A AAAS statistician testified early this week in the war crimes trial against former Yugoslav president Slobodan Milosevic. In the face of a combative cross-examination by Milosevic, who is serving as his own attorney, Patrick Ball, deputy director of the AAAS Science and Human Rights Program , defended his 67-page analysis of data that suggests that from March through June 1999, Yugoslav forces carried out a systematic campaign of killing and expulsions of Kosovar Albanians that led to the deaths of more than 10,000 people. Ball's testimony seems to rule out other potential causes that had been proposed by Milosevic and his defenders -- that the dead had been killed by members of the Kosovo Liberation Army (KLA) or during NATO air attacks.

"The findings of this study are consistent with the hypothesis that action by Yugoslav forces was the cause of the killings and the refugee flow," Ball and his co-authors wrote in their report to the tribunal, Killings and Refugee Flow in Kosovo: March-June 1999. "Killings were used either to motivate the departures, or the killings were a result of the campaign."

Interviews, Exhumation Records Among Data Sources

To produce their report, Ball and his co-authors analyzed data on Kosovar refugees from the registries of Albanian border guards in the Albanian village of Morina, and complemented it with the records of other Albanian governent agencies and the U.N. High Commission for Refugees. The data on killings were drawn from exhumation records, and from interviews with refugees conducted by the Human Rights Watch, the Organization for Security and Cooperation in Europe and the American Bar Association's Central and East European Law Initiative, co-sponsor with AAAS of the Ball report. Ball explains that the data on killings and refugee flows, based on 15,000 interviews and exhumation records, reveal that both seemed to occur in the same place, at the same time, and in distinct surges that suggest "the existence of an external cause."

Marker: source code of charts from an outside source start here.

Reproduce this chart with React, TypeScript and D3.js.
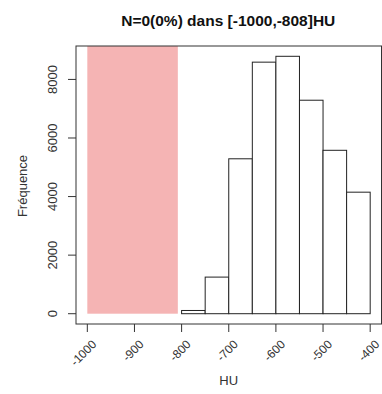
import React from "react";
import * as d3 from "d3";

const breaks = [-1000, -950, -900, -850, -800, -750, -700, -650, -600, -550, -500, -450, -400];
const counts = [0, 0, 0, 0, 110, 1250, 5290, 8590, 8790, 7290, 5580, 4150];
const highlight = [-1000, -808];
const xTicks = [-1000, -900, -800, -700, -600, -500, -400];
const yTicks = [0, 2000, 4000, 6000, 8000];
const title = "N=0(0%) dans [-1000,-808]HU";
const xLabel = "HU";
const yLabel = "Fréquence";

const W = 382;
const H = 394;
const box = { left: 76, right: 381.5, top: 46, bottom: 324 };
const font = "'Liberation Sans', Arial, sans-serif";

export default function App() {
  const xMin = breaks[0];
  const xMax = breaks[breaks.length - 1];
  const xPad = (xMax - xMin) * 0.04;
  const x = d3.scaleLinear().domain([xMin - xPad, xMax + xPad]).range([box.left, box.right]);
  const yMax = d3.max(counts) as number;
  const y = d3.scaleLinear().domain([-0.04 * yMax, yMax * 1.04]).range([box.bottom, box.top]);

  const bins = counts.map((c, i) => ({ x0: breaks[i], x1: breaks[i + 1], c }));

  return (
    <svg width={W} height={H} style={{ position: "absolute", left: 0, top: 0, background: "#fff" }}>
      <rect x={0} y={0} width={W} height={H} fill="#fff" />
      <text x={(box.left + box.right) / 2 - 0.5} y={26} textAnchor="middle" fontFamily={font} fontWeight="bold" fontSize={15.5} fill="#111">
        {title}
      </text>
      {bins.map((b, i) => (
        <rect
          key={i}
          x={x(b.x0)}
          y={y(b.c)}
          width={x(b.x1) - x(b.x0)}
          height={y(0) - y(b.c)}
          fill="#fff"
          stroke="#222"
          strokeWidth={1}
        />
      ))}
      <rect
        x={x(highlight[0])}
        y={box.top}
        width={x(highlight[1]) - x(highlight[0])}
        height={y(0) - box.top}
        fill="#f5b4b4"
      />
      <rect x={box.left} y={box.top} width={box.right - box.left} height={box.bottom - box.top} fill="none" stroke="#333" strokeWidth={1} />
      {xTicks.map((t) => (
        <g key={t}>
          <line x1={x(t)} x2={x(t)} y1={box.bottom} y2={box.bottom + 8} stroke="#333" />
          <text
            transform={`translate(${x(t) + 7},${box.bottom + 18}) rotate(-45)`}
            textAnchor="end"
            dy="0.35em"
            fontFamily={font}
            fontSize={12}
            fill="#333"
          >
            {t}
          </text>
        </g>
      ))}
      {yTicks.map((t) => (
        <g key={t}>
          <line x1={box.left - 8} x2={box.left} y1={y(t)} y2={y(t)} stroke="#333" />
          <text
            transform={`translate(${box.left - 24},${y(t)}) rotate(-90)`}
            textAnchor="middle"
            dy="0.35em"
            fontFamily={font}
            fontSize={13}
            fill="#333"
          >
            {t}
          </text>
        </g>
      ))}
      <text x={(box.left + box.right) / 2} y={385} textAnchor="middle" fontFamily={font} fontSize={13} fill="#333">
        {xLabel}
      </text>
      <text
        transform={`translate(22,${(box.top + box.bottom) / 2 + 1}) rotate(-90)`}
        textAnchor="middle"
        dy="0.35em"
        fontFamily={font}
        fontSize={13}
        fill="#333"
      >
        {yLabel}
      </text>
    </svg>
  );
}
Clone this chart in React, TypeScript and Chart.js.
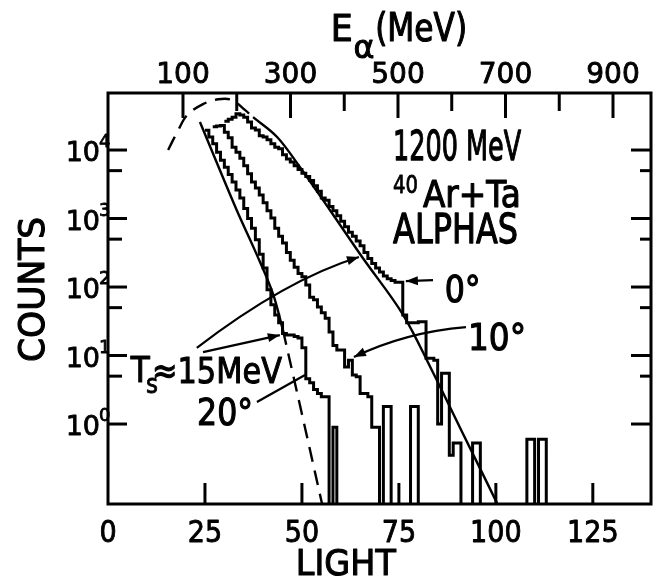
import React, { useEffect, useRef } from "react";
import { Chart, registerables } from "chart.js";

Chart.register(...registerables);

// ---------- axis ranges ----------
const LIGHT_MIN = 0;
const LIGHT_MAX = 140;
const E_MIN = -39.5; // alpha energy (MeV) at LIGHT_MIN
const E_MAX = 970.7; // alpha energy (MeV) at LIGHT_MAX
const COUNTS_MIN = 0.068;
const COUNTS_MAX = 68000;

// ---------- ticks ----------
const LIGHT_TICKS = [0, 25, 50, 75, 100, 125];
const E_TICKS = [100, 200, 300, 400, 500, 600, 700, 800, 900];
const E_LABELS = [100, 300, 500, 700, 900];
const COUNT_MAJOR = [1, 10, 100, 1000, 10000];
const COUNT_MINOR = [5, 50, 500, 5000];

// ---------- spectra: counts per unit light bin, starting at the given bin edge ----------
const START_0 = 30;
const COUNTS_0 = [
  26300, 28200, 30200, 33900, 32400, 30200, 25700, 20900, 19600, 16200,
  15500, 14100, 12300, 11000, 10400, 8500, 7400, 6700, 5900, 5200,
  4600, 4100, 3600, 3000, 2500, 2000, 1850, 1500, 1300, 1100,
  910, 760, 630, 550, 470, 400, 320, 260, 220, 190,
  166, 145, 132, 125, 117, 117, 39, 30, 30, 30,
  31, 31, 9.1, 9.1, 8.5, 1.0, 5.5, 5.5, 0.35, 0.53,
  0.53, 0, 0, 0, 0.53, 0.53, 0, 0, 0, 0,
  0, 0, 0, 0, 0, 0, 0, 0, 0.6, 0.6,
  0, 0.6, 0.6, 0,
];

const START_10 = 27;
const COUNTS_10 = [
  21900, 22400, 22900, 18200, 15100, 11000, 9300, 7600, 5900, 4500,
  3400, 2800, 2200, 1700, 1300, 1020, 720, 550, 440, 320,
  245, 195, 158, 141, 107, 71, 65, 51, 42, 35,
  22, 14, 12, 12, 6.8, 8.5, 5.2, 4.9, 2.8, 2.8,
  2.5, 0.9, 0.9, 0, 1.8, 1.8, 0, 0, 0, 0,
  0, 1.8, 1.8, 0,
];

const START_20 = 25;
const COUNTS_20 = [
  19500, 15500, 12300, 9300, 7100, 5600, 4400, 3400, 2600, 2000,
  1400, 1000, 720, 490, 300, 190, 91, 55, 39, 30,
  21, 20, 20, 19, 18, 13, 4.6, 4.0, 3.2, 2.8,
  2.5, 2.5, 0, 0.9, 0,
];

// ---------- moving-source fits ----------
const FIT0_LOW_LIGHT = [15.5, 18.0, 20.4, 24.5, 28.4, 32.0, 35.3, 37.4];
const FIT0_LOW_COUNTS = [10000, 19000, 32400, 46800, 55000, 53700, 38500, 30200];
const FIT0_LIGHT = [37.4, 43.6, 49.5, 57.2, 65.7, 76.0, 83.5, 90.7, 100.3];
const FIT0_COUNTS = [30200, 15500, 5600, 1330, 265, 40, 6.1, 0.9, 0.07];
const FIT20_LIGHT = [23.7, 33.2, 37.9, 42.5, 45.1];
const FIT20_COUNTS = [25700, 1320, 340, 81, 23.6];
const FIT20_TAIL_LIGHT = [45.1, 50.0, 55.2];
const FIT20_TAIL_COUNTS = [23.6, 1.4, 0.068];

// ---------- pointer lines (light, counts) ----------
const PTR_0 = [[83.8, 126], [76.8, 122]];
const PTR_10 = [[92.3, 26], [76.8, 22], [63.4, 9.5]];
const PTR_TS_A = [[22.9, 12.9], [45.6, 126], [64.7, 274]];
const PTR_TS_B = [[24.5, 11.2], [44.3, 19.9]];
const PTR_20 = [[38.4, 2.1], [50.8, 5.2]];

const FLOOR = 0.01; // empty bins drop below the axis

const FONT = "'DejaVu Sans', 'Liberation Sans', sans-serif";

function histPoints(start: number, counts: number[]) {
  return counts.map((c, i) => ({ x: start + i, y: c > 0 ? c : FLOOR }));
}

function curvePoints(ls: number[], vs: number[]) {
  return ls.map((l, i) => ({ x: l, y: vs[i] }));
}

type TextOpts = { width?: number; sx?: number; align?: CanvasTextAlign };

// lettering: filled glyphs with a thin outline for the heavy pen weight
function drawText(
  ctx: CanvasRenderingContext2D,
  str: string,
  x: number,
  y: number,
  size: number,
  opts: TextOpts = {}
) {
  ctx.font = `${size}px ${FONT}`;
  const w = ctx.measureText(str).width;
  const sx = opts.width ? opts.width / w : opts.sx ?? 1;
  ctx.save();
  ctx.translate(x, y);
  ctx.scale(sx, 1);
  ctx.textAlign = opts.align ?? "left";
  ctx.textBaseline = "alphabetic";
  ctx.lineJoin = "round";
  ctx.lineWidth = Math.max(0.8, size / 32);
  ctx.fillText(str, 0, 0);
  ctx.strokeText(str, 0, 0);
  ctx.restore();
}

function arrowHead(
  ctx: CanvasRenderingContext2D,
  fx: number,
  fy: number,
  tx: number,
  ty: number
) {
  const ang = Math.atan2(ty - fy, tx - fx);
  const len = 12;
  const half = 4.5;
  const bx = tx - len * Math.cos(ang);
  const by = ty - len * Math.sin(ang);
  ctx.beginPath();
  ctx.moveTo(tx, ty);
  ctx.lineTo(bx + half * Math.sin(ang), by - half * Math.cos(ang));
  ctx.lineTo(bx - half * Math.sin(ang), by + half * Math.cos(ang));
  ctx.closePath();
  ctx.fill();
}

const paperPlugin = {
  id: "paper",
  afterDatasetsDraw(chart: any) {
    const { ctx, chartArea: a, scales } = chart;
    const xs = scales.x;
    const ys = scales.y;
    const es = scales.xTop;
    const P = (p: number[]) => [xs.getPixelForValue(p[0]), ys.getPixelForValue(p[1])];
    const W = a.right - a.left;
    const H = a.bottom - a.top;
    const at = (fx: number, fy: number) => [a.left + fx * W, a.top + fy * H];

    ctx.save();
    ctx.strokeStyle = "#000";
    ctx.fillStyle = "#000";
    ctx.lineCap = "butt";

    const seg = (x1: number, y1: number, x2: number, y2: number) => {
      ctx.beginPath();
      ctx.moveTo(x1, y1);
      ctx.lineTo(x2, y2);
      ctx.stroke();
    };

    // frame
    ctx.lineWidth = 3;
    ctx.strokeRect(a.left, a.top, W, H);

    // bottom ticks + labels
    for (const t of LIGHT_TICKS) {
      const px = xs.getPixelForValue(t);
      ctx.lineWidth = 3;
      if (t > 0) seg(px, a.bottom, px, a.bottom - 21);
      drawText(ctx, String(t), px, a.bottom + 38, 30, { sx: 0.9, align: "center" });
    }

    // top ticks + labels
    for (const e of E_TICKS) {
      const px = es.getPixelForValue(e);
      const major = E_LABELS.includes(e);
      ctx.lineWidth = 3;
      seg(px, a.top, px, a.top + (major ? 25 : 18));
      if (major) drawText(ctx, String(e), px, a.top - 10, 28, { align: "center" });
    }

    // left / right ticks
    for (const v of COUNT_MAJOR) {
      const py = ys.getPixelForValue(v);
      ctx.lineWidth = 3;
      seg(a.left, py, a.left + 19, py);
      seg(a.right, py, a.right - 20, py);
      drawText(ctx, "10", a.left - 8, py + 11, 27, { align: "right" });
      drawText(ctx, String(Math.round(Math.log10(v))), a.left - 9, py - 3, 18);
    }
    for (const v of COUNT_MINOR) {
      const py = ys.getPixelForValue(v);
      ctx.lineWidth = 3;
      seg(a.left, py, a.left + 14, py);
      seg(a.right, py, a.right - 11, py);
    }

    // axis titles
    let p = at(0.41, -0.127);
    drawText(ctx, "E", p[0], p[1], 38, { width: 22 });
    p = at(0.452, -0.085);
    drawText(ctx, "α", p[0], p[1], 32, { width: 21 });
    p = at(0.492, -0.127);
    drawText(ctx, "(MeV)", p[0], p[1], 39, { width: 92 });

    p = at(0.438, 1.172);
    drawText(ctx, "LIGHT", p[0], p[1], 36, { width: 100, align: "center" });

    ctx.save();
    p = at(-0.142, 0.478);
    ctx.translate(p[0], p[1]);
    ctx.rotate(-Math.PI / 2);
    drawText(ctx, "COUNTS", 0, 13, 35, { width: 145, align: "center" });
    ctx.restore();

    // in-plot annotations
    p = at(0.525, 0.163);
    drawText(ctx, "1200 MeV", p[0], p[1], 41, { width: 128 });
    p = at(0.525, 0.243);
    drawText(ctx, "40", p[0], p[1], 24, { width: 25 });
    p = at(0.58, 0.277);
    drawText(ctx, "Ar+Ta", p[0], p[1], 37, { width: 98 });
    p = at(0.525, 0.365);
    drawText(ctx, "ALPHAS", p[0], p[1], 41, { width: 125 });
    p = at(0.62, 0.509);
    drawText(ctx, "0°", p[0], p[1], 37, { width: 36 });
    p = at(0.663, 0.625);
    drawText(ctx, "10°", p[0], p[1], 37, { width: 58 });
    p = at(0.042, 0.703);
    drawText(ctx, "T", p[0], p[1], 36, { width: 19 });
    p = at(0.07, 0.73);
    drawText(ctx, "s", p[0], p[1], 26, { width: 12 });
    p = at(0.081, 0.705);
    drawText(ctx, "≈15MeV", p[0], p[1], 36, { width: 130 });
    p = at(0.164, 0.808);
    drawText(ctx, "20°", p[0], p[1], 37, { width: 56 });

    // pointer lines
    ctx.lineWidth = 2.2;
    let s = P(PTR_0[0]);
    let e = P(PTR_0[1]);
    seg(s[0], s[1], e[0], e[1]);
    arrowHead(ctx, s[0], s[1], e[0], e[1]);

    const curved = (pts: number[][]) => {
      const a0 = P(pts[0]);
      const c = P(pts[1]);
      const b = P(pts[2]);
      ctx.beginPath();
      ctx.moveTo(a0[0], a0[1]);
      ctx.quadraticCurveTo(c[0], c[1], b[0], b[1]);
      ctx.stroke();
      arrowHead(ctx, c[0], c[1], b[0], b[1]);
    };
    curved(PTR_10);
    curved(PTR_TS_A);

    s = P(PTR_TS_B[0]);
    e = P(PTR_TS_B[1]);
    seg(s[0], s[1], e[0], e[1]);
    arrowHead(ctx, s[0], s[1], e[0], e[1]);

    s = P(PTR_20[0]);
    e = P(PTR_20[1]);
    seg(s[0], s[1], e[0], e[1]);

    ctx.restore();
  },
};

export default function App() {
  const ref = useRef<HTMLCanvasElement | null>(null);

  useEffect(() => {
    if (!ref.current) return;
    const hist = (pts: any[]) => ({
      data: pts,
      borderColor: "#000",
      borderWidth: 3,
      stepped: true,
      pointRadius: 0,
      fill: false,
    });
    const fit = (pts: any[], dashed: boolean) => ({
      data: pts,
      borderColor: "#000",
      borderWidth: 2.4,
      borderDash: dashed ? [15, 9] : [],
      tension: 0.35,
      pointRadius: 0,
      fill: false,
    });

    const chart = new Chart(ref.current, {
      type: "line",
      data: {
        datasets: [
          fit(curvePoints(FIT0_LOW_LIGHT, FIT0_LOW_COUNTS), true),
          fit(curvePoints(FIT0_LIGHT, FIT0_COUNTS), false),
          fit(curvePoints(FIT20_LIGHT, FIT20_COUNTS), false),
          fit(curvePoints(FIT20_TAIL_LIGHT, FIT20_TAIL_COUNTS), true),
          hist(histPoints(START_0, COUNTS_0)),
          hist(histPoints(START_10, COUNTS_10)),
          hist(histPoints(START_20, COUNTS_20)),
        ] as any,
      },
      options: {
        animation: false,
        responsive: false,
        devicePixelRatio: 1,
        layout: { padding: { left: 108, right: 10, top: 93, bottom: 75 } },
        plugins: { legend: { display: false }, tooltip: { enabled: false } },
        scales: {
          x: { type: "linear", display: false, min: LIGHT_MIN, max: LIGHT_MAX },
          xTop: { type: "linear", display: false, position: "top", min: E_MIN, max: E_MAX },
          y: { type: "logarithmic", display: false, min: COUNTS_MIN, max: COUNTS_MAX },
        },
      } as any,
      plugins: [paperPlugin],
    });
    return () => chart.destroy();
  }, []);

  return (
    <div style={{ position: "fixed", left: 0, top: 0, width: 661, height: 579, background: "#fff" }}>
      <canvas ref={ref} width={661} height={579} />
    </div>
  );
}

Patterns in Refugee Flow and Killings

"When the overall estimates are compared at the regional level, a clear relationship remains between the patterns of refugee flow and killings," according to Ball's report to the tribunal. "The structure of the patterns in both refugee flow and killings over the time period in question is the key component for the findings of the present study...They correlated, nearly simultaneous variations in the social phenomena being measured in time and location strongly suggest a common, systematic cause of which the patterns are a result." Ball and his co-authors, Wendy Betts, Fritz Scheuren, Jana Dudukovich and Jana Asher, tested the data against what they knew about patterns of KLA activity and NATO airstrikes, and found that NATO and the KLA increased their activities after clear spikes in the number of killings and level of refugee flows, and not before. In contrast, the study's authors note that the only time there was "a drastic reduction in killings and refugee movement" came during a ceasefire that the Yugoslav government called to coincide with the celebration of the Orthodox Easter.